Statement of Senator Dodd on Families USA Report


May 8, 2006
I am pleased to be able to join Ron Pollack, Executive Director of Families USA, today to discuss the release of this important report. I wish we were here to talk about real solutions to the crisis facing American health care, and especially small businesses.

The cost of employer-sponsored health care coverage increased by nine percent in 2005, after growing by eleven percent in 2004 and fourteen percent in 2003. The average annual premium for a family of four is now nearly $11,000. Because of their inability to pool risk, small businesses and their employees are even more vulnerable in the face of skyrocketing health care costs. Many simply cannot afford to provide health insurance.

But instead of addressing this problem, we are here to discuss a Republican bill (S. 1955, the Health Insurance Marketplace Modernization and Affordability Act) that is a perfect example of the cure being worse than the disease. Make no mistake about it – this legislation will do nothing to help small businesses. Instead, it will harm those Americans who least can afford it: older and sicker workers, and those with special health care needs.

Even small businesses realize that this legislation will do more harm than good. I recently received a letter from the Connecticut Business and Industry Association (CBIA), which represents 5,000 small businesses in my home state. They write that this legislation “would destabilize the small business insurance marketplace, erode carefully crafted consumer protections and raise premium rates for small businesses with older workforces and those that employ people with chronic illnesses or disabilities.”

In the next few days, Democrats intend to offer an alternative that offers real relief to small businesses, and I hope that those who support S. 1955 will take a considered look at our proposal. Our alternative will allow small businesses to join together in a program similar to the one enjoyed by Members of Congress and their staffs. This alternative offers real choice to consumers, and will protect critical benefits while ensuring that insurance is affordable for older and sicker workers.
Unfortunately, the same cannot be said for the Republican proposal. While 45 million Americans are uninsured, and the cost of care continues to rise at a staggering rate, President Bush and Republicans in Congress are pushing legislation that, as today’s report shows, will eliminate critical health benefits for 85 million Americans – benefits such as diabetes care, cancer screening, care for newborns and children, and mental health.

Senate bill 1955 will harm the most vulnerable. It will take away access to comprehensive plans for those with health care needs – cancer patients, diabetics, pregnant women, people with cardiovascular disease, families with children, and I could go on and on. These are the people who will pay for this legislation, and I think it’s unconscionable.
This report also shows that citizens in every state will be affected. Citizens in every state stand to lose patient protections adopted by their states, often after lengthy debate and careful consideration.

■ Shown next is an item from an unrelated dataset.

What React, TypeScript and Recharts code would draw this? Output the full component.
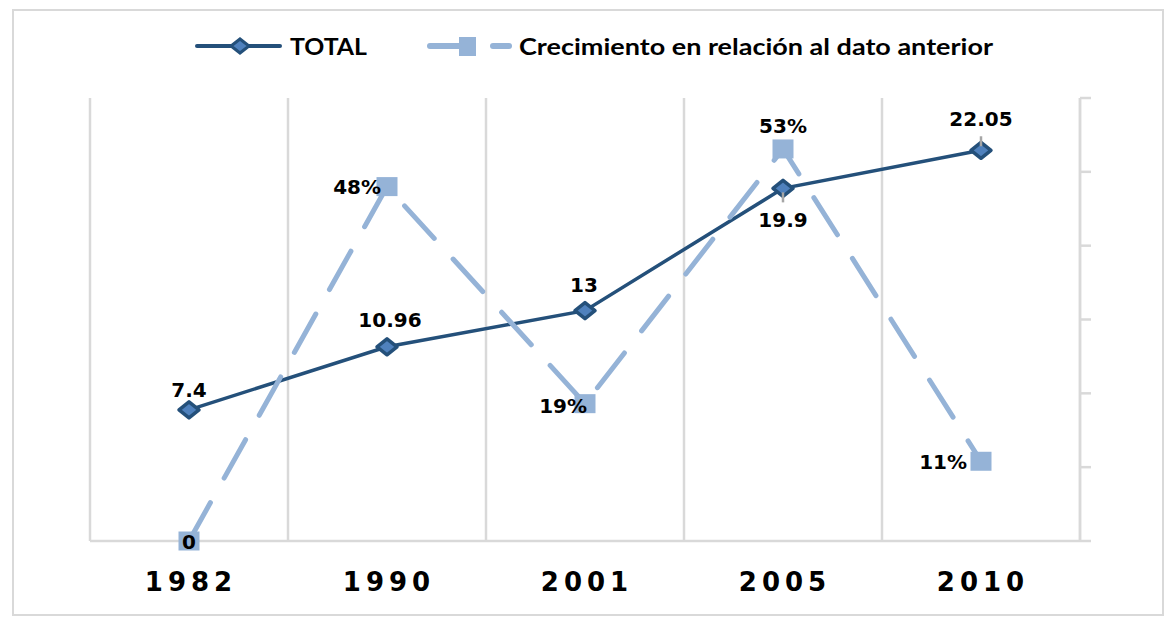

In one fell swoop, this bill will undo the work of each state to protect their citizens.

In my home state of Connecticut alone, more than one million people will lose access to cancer screening, well-child care, diabetes supplies, alcoholism treatment, and treatment for Lyme disease (just to name a few of the 30 benefits that will be lost).
In addition to seeing their benefits disappear, millions of Americans will see their health insurance premiums skyrocket. This bill preempts state laws that currently protect older workers, those with serious illnesses such as diabetes, cancer, and heart disease, and even expectant mothers, from seeing their premiums increase dramatically.

This bill will allow insurance companies to charge people more based on the fact that they are sick, or pregnant, or simply older. I have many insurance companies in my state, and they do a wonderful job. But they are also businesses, and like every business, they want to make a profit.

It doesn’t take an expert to predict what is going to happen. Insurance companies are going to offer plans with minimal or no benefits, hoping to attract young and healthy people. Older, sicker people are going to be left without a plan that meets their needs.
Every analysis of this bill reaches this same conclusion. The Congressional Budget Office (CBO) found that the bill “would tend to reduce health insurance premiums for small firms with workers who have relatively low expected costs for health care and increase premiums for firms with workers who have relatively high expected costs.”

In other words, instead of attacking the real problem, the rising cost of health care, this legislation would simply shift cost to small businesses with older and sicker workers. In fact, another study commissioned by supporters of this legislation concluded that it “is not going to address the underlying causes of high health insurance premiums, which are high health care costs.”

And even firms with healthy workers would be balanced on a precipice – one illness could cause their insurance premiums to go through the roof.
Governors, state Attorneys General, and state Insurance Commissioners have reached the same conclusion, as have an enormous number of groups representing health care providers and patients.
We can do better. Small businesses need our help to afford health insurance for their employees – they need real solutions.